--- start of Information supplied ---

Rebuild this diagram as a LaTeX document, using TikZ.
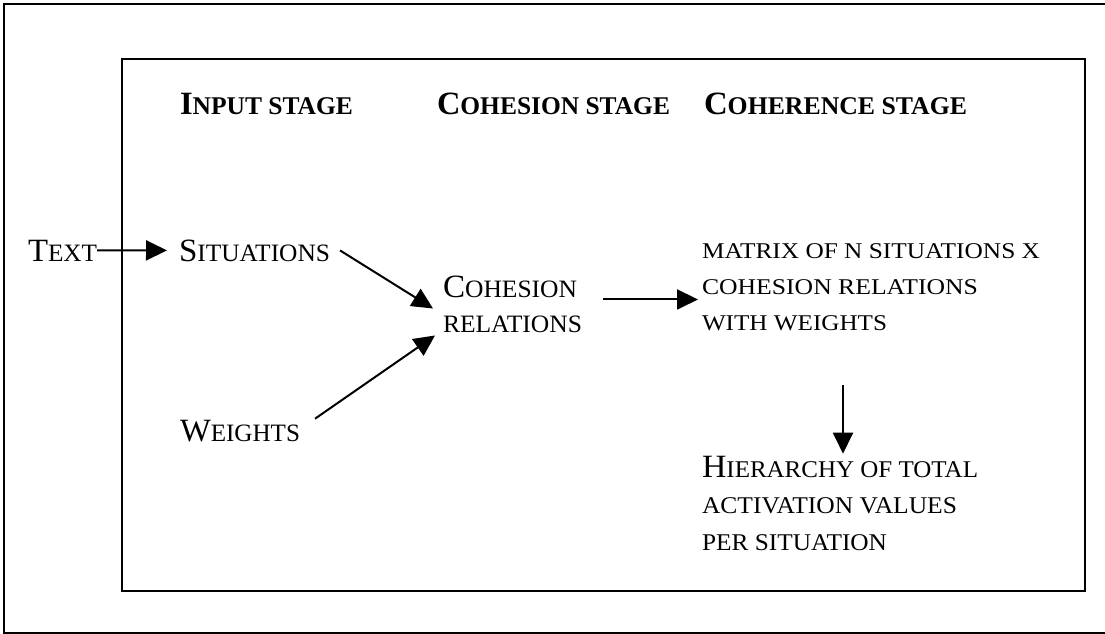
\documentclass[tikz,border=0pt]{standalone}
\usepackage{graphicx}
\usepackage{fontspec}
\setmainfont{Liberation Serif}
\usetikzlibrary{arrows.meta,calc}
\newcommand\BigC[1]{{\fontsize{32.5}{36}\selectfont #1}}
\newcommand\SmC[1]{{\fontsize{25}{36}\selectfont #1}}
\newcommand\SmB[1]{{\fontsize{24}{36}\selectfont #1}}
\newcommand\TnC[1]{{\fontsize{22.5}{36}\selectfont #1}}
\newcommand\HdS[1]{{\fontsize{25.5}{36}\selectfont #1}}
\newcommand\Fit[2]{\hbox{\resizebox{#1}{\height}{#2}}}
\newcommand\Stack[2]{\vtop{\baselineskip=#1\lineskiplimit=-100pt #2}}
\tikzset{
  lbl/.style={anchor=base west, inner sep=0pt, outer sep=0pt},
  arr/.style={line width=2pt, -{Triangle[length=21pt,width=20pt]}},
  frame/.style={line width=2pt}
}
\begin{document}
\begin{tikzpicture}[x=1pt,y=-1pt]
\useasboundingbox (0,0) rectangle (1105,634);
\draw[frame] (4,4) rectangle (1120,633);
\draw[frame] (122,59) rectangle (1085,591);

\node[lbl] (h1) at (180,114) {\bfseries\Fit{173pt}{\BigC{I}\HdS{NPUT STAGE}}};
\node[lbl] (h2) at (437,114) {\bfseries\Fit{233pt}{\BigC{C}\HdS{OHESION STAGE}}};
\node[lbl] (h3) at (704,114) {\bfseries\Fit{263pt}{\BigC{C}\HdS{OHERENCE STAGE}}};

\node[lbl] (txt) at (28,261) {\Fit{69pt}{\BigC{T}\SmC{EXT}}};
\node[lbl] (sit) at (179,261) {\Fit{151pt}{\BigC{S}\SmC{ITUATIONS}}};
\node[lbl] (wts) at (180,441) {\Fit{120pt}{\BigC{W}\SmC{EIGHTS}}};
\node[lbl] (coh) at (443,297) {\Stack{35pt}{\Fit{134pt}{\BigC{C}\SmC{OHESION}}\Fit{139pt}{\SmC{RELATIONS}}}};
\node[lbl] (mat) at (702,258) {\Stack{36pt}{\Fit{338pt}{\TnC{MATRIX OF N SITUATIONS X}}\Fit{276pt}{\TnC{COHESION RELATIONS}}\Fit{185pt}{\TnC{WITH WEIGHTS}}}};
\node[lbl] (hie) at (702,477) {\Stack{36.5pt}{\Fit{276pt}{\BigC{H}\SmB{IERARCHY OF TOTAL}}\Fit{255pt}{\SmB{ACTIVATION VALUES}}\Fit{185pt}{\SmB{PER SITUATION}}}};

\coordinate (c1) at ($(coh.north east)+(21,24)$);
\coordinate (c2) at ($(mat.north west)+(-4,0)$);

\draw[arr, shorten >=12pt] (txt.east) -- (sit.west);
\draw[arr] ($(sit.east)+(10,0)$) -- ($(coh.north west)+(-10,33)$);
\draw[arr] ($(wts.north east)+(15,-1)$) -- ($(coh.north west)+(-8,60)$);
\draw[arr] (c1) -- (c1 -| c2);
\draw[arr] ($(mat.south west)+(141,55)$) -- ($(hie.north west)+(141,-2)$);
\end{tikzpicture}
\end{document}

--- end of Information supplied ---

**Challenge**.
Transcribe the whole listing exactly. Pictures are excluded.

**Answer below**.
Rebuild this diagram as a LaTeX document, using TikZ.
\documentclass[tikz,border=0pt]{standalone}
\usepackage{graphicx}
\usepackage{fontspec}
\setmainfont{Liberation Serif}
\usetikzlibrary{arrows.meta,calc}
\newcommand\BigC[1]{{\fontsize{32.5}{36}\selectfont #1}}
\newcommand\SmC[1]{{\fontsize{25}{36}\selectfont #1}}
\newcommand\SmB[1]{{\fontsize{24}{36}\selectfont #1}}
\newcommand\TnC[1]{{\fontsize{22.5}{36}\selectfont #1}}
\newcommand\HdS[1]{{\fontsize{25.5}{36}\selectfont #1}}
\newcommand\Fit[2]{\hbox{\resizebox{#1}{\height}{#2}}}
\newcommand\Stack[2]{\vtop{\baselineskip=#1\lineskiplimit=-100pt #2}}
\tikzset{
  lbl/.style={anchor=base west, inner sep=0pt, outer sep=0pt},
  arr/.style={line width=2pt, -{Triangle[length=21pt,width=20pt]}},
  frame/.style={line width=2pt}
}
\begin{document}
\begin{tikzpicture}[x=1pt,y=-1pt]
\useasboundingbox (0,0) rectangle (1105,634);
\draw[frame] (4,4) rectangle (1120,633);
\draw[frame] (122,59) rectangle (1085,591);

\node[lbl] (h1) at (180,114) {\bfseries\Fit{173pt}{\BigC{I}\HdS{NPUT STAGE}}};
\node[lbl] (h2) at (437,114) {\bfseries\Fit{233pt}{\BigC{C}\HdS{OHESION STAGE}}};
\node[lbl] (h3) at (704,114) {\bfseries\Fit{263pt}{\BigC{C}\HdS{OHERENCE STAGE}}};

\node[lbl] (txt) at (28,261) {\Fit{69pt}{\BigC{T}\SmC{EXT}}};
\node[lbl] (sit) at (179,261) {\Fit{151pt}{\BigC{S}\SmC{ITUATIONS}}};
\node[lbl] (wts) at (180,441) {\Fit{120pt}{\BigC{W}\SmC{EIGHTS}}};
\node[lbl] (coh) at (443,297) {\Stack{35pt}{\Fit{134pt}{\BigC{C}\SmC{OHESION}}\Fit{139pt}{\SmC{RELATIONS}}}};
\node[lbl] (mat) at (702,258) {\Stack{36pt}{\Fit{338pt}{\TnC{MATRIX OF N SITUATIONS X}}\Fit{276pt}{\TnC{COHESION RELATIONS}}\Fit{185pt}{\TnC{WITH WEIGHTS}}}};
\node[lbl] (hie) at (702,477) {\Stack{36.5pt}{\Fit{276pt}{\BigC{H}\SmB{IERARCHY OF TOTAL}}\Fit{255pt}{\SmB{ACTIVATION VALUES}}\Fit{185pt}{\SmB{PER SITUATION}}}};

\coordinate (c1) at ($(coh.north east)+(21,24)$);
\coordinate (c2) at ($(mat.north west)+(-4,0)$);

\draw[arr, shorten >=12pt] (txt.east) -- (sit.west);
\draw[arr] ($(sit.east)+(10,0)$) -- ($(coh.north west)+(-10,33)$);
\draw[arr] ($(wts.north east)+(15,-1)$) -- ($(coh.north west)+(-8,60)$);
\draw[arr] (c1) -- (c1 -| c2);
\draw[arr] ($(mat.south west)+(141,55)$) -- ($(hie.north west)+(141,-2)$);
\end{tikzpicture}
\end{document}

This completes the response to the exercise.